_Task goal_.
Copy the data that follows, character for character, minus the pictures.

_Dataset excerpt_.

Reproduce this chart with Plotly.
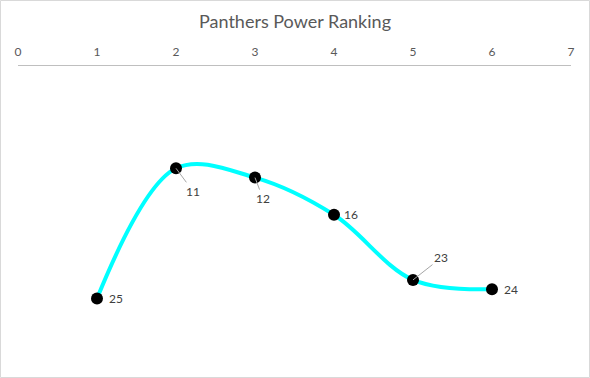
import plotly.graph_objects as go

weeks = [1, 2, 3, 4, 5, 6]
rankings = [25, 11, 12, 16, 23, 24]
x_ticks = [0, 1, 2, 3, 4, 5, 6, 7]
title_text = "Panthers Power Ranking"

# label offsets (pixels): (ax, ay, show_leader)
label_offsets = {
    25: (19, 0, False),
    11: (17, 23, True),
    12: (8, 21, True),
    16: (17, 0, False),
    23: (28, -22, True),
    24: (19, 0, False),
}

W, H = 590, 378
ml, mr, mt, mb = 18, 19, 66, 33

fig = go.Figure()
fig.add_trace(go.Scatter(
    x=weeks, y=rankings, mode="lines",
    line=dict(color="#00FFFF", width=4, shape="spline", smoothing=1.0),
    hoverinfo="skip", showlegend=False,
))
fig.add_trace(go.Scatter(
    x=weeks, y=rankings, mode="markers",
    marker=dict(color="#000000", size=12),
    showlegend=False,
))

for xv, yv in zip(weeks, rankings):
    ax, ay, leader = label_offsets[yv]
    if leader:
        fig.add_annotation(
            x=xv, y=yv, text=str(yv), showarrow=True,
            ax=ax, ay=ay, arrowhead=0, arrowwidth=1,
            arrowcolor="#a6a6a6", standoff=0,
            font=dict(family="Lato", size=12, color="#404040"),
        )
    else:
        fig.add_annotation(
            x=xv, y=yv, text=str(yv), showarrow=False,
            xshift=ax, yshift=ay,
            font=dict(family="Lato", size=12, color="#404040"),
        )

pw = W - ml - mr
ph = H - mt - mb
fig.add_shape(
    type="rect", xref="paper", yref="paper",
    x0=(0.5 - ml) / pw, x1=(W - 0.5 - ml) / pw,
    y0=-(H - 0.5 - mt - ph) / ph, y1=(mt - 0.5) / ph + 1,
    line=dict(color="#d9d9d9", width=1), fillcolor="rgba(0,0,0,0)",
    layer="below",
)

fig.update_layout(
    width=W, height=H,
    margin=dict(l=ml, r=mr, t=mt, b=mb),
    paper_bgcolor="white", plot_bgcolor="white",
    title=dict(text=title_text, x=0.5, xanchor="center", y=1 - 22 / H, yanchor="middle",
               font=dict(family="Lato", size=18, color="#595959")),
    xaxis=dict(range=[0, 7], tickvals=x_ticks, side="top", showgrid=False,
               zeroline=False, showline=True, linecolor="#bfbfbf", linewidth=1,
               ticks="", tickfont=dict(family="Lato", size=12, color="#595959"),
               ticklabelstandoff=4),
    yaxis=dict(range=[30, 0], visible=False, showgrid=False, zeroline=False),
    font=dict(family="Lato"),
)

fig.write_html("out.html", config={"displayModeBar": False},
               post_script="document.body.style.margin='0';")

_Expected answer_.
Reproduce this chart with Plotly.
import plotly.graph_objects as go

weeks = [1, 2, 3, 4, 5, 6]
rankings = [25, 11, 12, 16, 23, 24]
x_ticks = [0, 1, 2, 3, 4, 5, 6, 7]
title_text = "Panthers Power Ranking"

# label offsets (pixels): (ax, ay, show_leader)
label_offsets = {
    25: (19, 0, False),
    11: (17, 23, True),
    12: (8, 21, True),
    16: (17, 0, False),
    23: (28, -22, True),
    24: (19, 0, False),
}

W, H = 590, 378
ml, mr, mt, mb = 18, 19, 66, 33

fig = go.Figure()
fig.add_trace(go.Scatter(
    x=weeks, y=rankings, mode="lines",
    line=dict(color="#00FFFF", width=4, shape="spline", smoothing=1.0),
    hoverinfo="skip", showlegend=False,
))
fig.add_trace(go.Scatter(
    x=weeks, y=rankings, mode="markers",
    marker=dict(color="#000000", size=12),
    showlegend=False,
))

for xv, yv in zip(weeks, rankings):
    ax, ay, leader = label_offsets[yv]
    if leader:
        fig.add_annotation(
            x=xv, y=yv, text=str(yv), showarrow=True,
            ax=ax, ay=ay, arrowhead=0, arrowwidth=1,
            arrowcolor="#a6a6a6", standoff=0,
            font=dict(family="Lato", size=12, color="#404040"),
        )
    else:
        fig.add_annotation(
            x=xv, y=yv, text=str(yv), showarrow=False,
            xshift=ax, yshift=ay,
            font=dict(family="Lato", size=12, color="#404040"),
        )

pw = W - ml - mr
ph = H - mt - mb
fig.add_shape(
    type="rect", xref="paper", yref="paper",
    x0=(0.5 - ml) / pw, x1=(W - 0.5 - ml) / pw,
    y0=-(H - 0.5 - mt - ph) / ph, y1=(mt - 0.5) / ph + 1,
    line=dict(color="#d9d9d9", width=1), fillcolor="rgba(0,0,0,0)",
    layer="below",
)

fig.update_layout(
    width=W, height=H,
    margin=dict(l=ml, r=mr, t=mt, b=mb),
    paper_bgcolor="white", plot_bgcolor="white",
    title=dict(text=title_text, x=0.5, xanchor="center", y=1 - 22 / H, yanchor="middle",
               font=dict(family="Lato", size=18, color="#595959")),
    xaxis=dict(range=[0, 7], tickvals=x_ticks, side="top", showgrid=False,
               zeroline=False, showline=True, linecolor="#bfbfbf", linewidth=1,
               ticks="", tickfont=dict(family="Lato", size=12, color="#595959"),
               ticklabelstandoff=4),
    yaxis=dict(range=[30, 0], visible=False, showgrid=False, zeroline=False),
    font=dict(family="Lato"),
)

fig.write_html("out.html", config={"displayModeBar": False},
               post_script="document.body.style.margin='0';")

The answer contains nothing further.